My experience with the language was that it was perfectly clean
and elegant, but programs that made non-trivial use of multiple
values were very hard to read, precisely because of the loss
of the one-form/one-value correspondence. Having the extra power
everywhere in the language was not worth the loss of clarity.
I therefore abandoned the experiment without writing it up.
(Maybe I should have, but there were other, more promising variations
of Scheme to explore.)
...
I believe that experience with the POP languages (especially POP-2)
may be relevant to this discussion, but I am not an expert there.
Date: 03 Nov 86 1214 PST
From: Dick Gabriel <RPG@SAIL.STANFORD.EDU>
...
The code, as Steele mentions, was elegant in a certain sense, but
very hard to read most of the time, because you had to take into
account that some other values than the primary value (the first
one) would be passed to some program.
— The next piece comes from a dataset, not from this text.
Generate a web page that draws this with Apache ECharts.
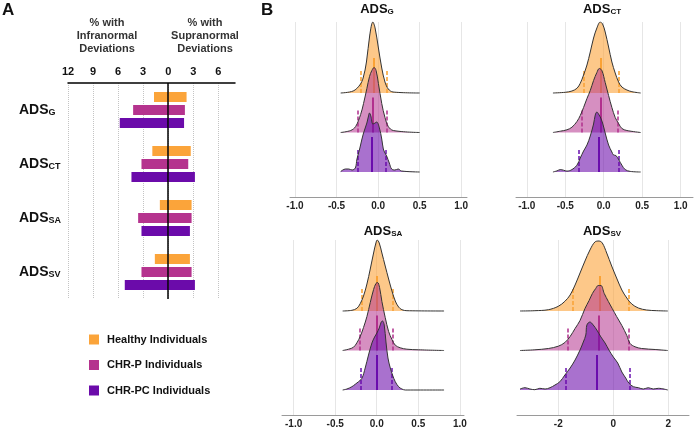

The places where SEUS code
was easy to read were when you were writing something that, in
Common Lisp, would be
(multiple-value-call #'foo (baz) (bar))
The places where it was hard to read were when you were writing something
that, in Common Lisp, would be
(foo (baz) (bar))
That is, there was no easy way to check that the right values from the
right places got passed. I think that the latter is the more commonly
used case, so SEUS was optimized the wrong way.
...
When the Common Lisp multiple value scheme was being devised, I thought
that we (the designers) should look at SEUS for its experience. I'm now
glad we didn't do anything more that invent MULTIPLE-VALUE-CALL as a
result of that experience.
I tend to agree that it's a bad idea, not only from the point of view of
someone using it, but also for implementation reasons: unlike the T
proposal, which is trivially implementable (VALUES = LIST) in any scheme
implementation, it's grossly incompatible with current implementations;
and it has a performance cost that you have to always pay for, even when
you're not using the feature, because all calls to unknown procedures
must be prepared to splice in an arbitrary amount of crud.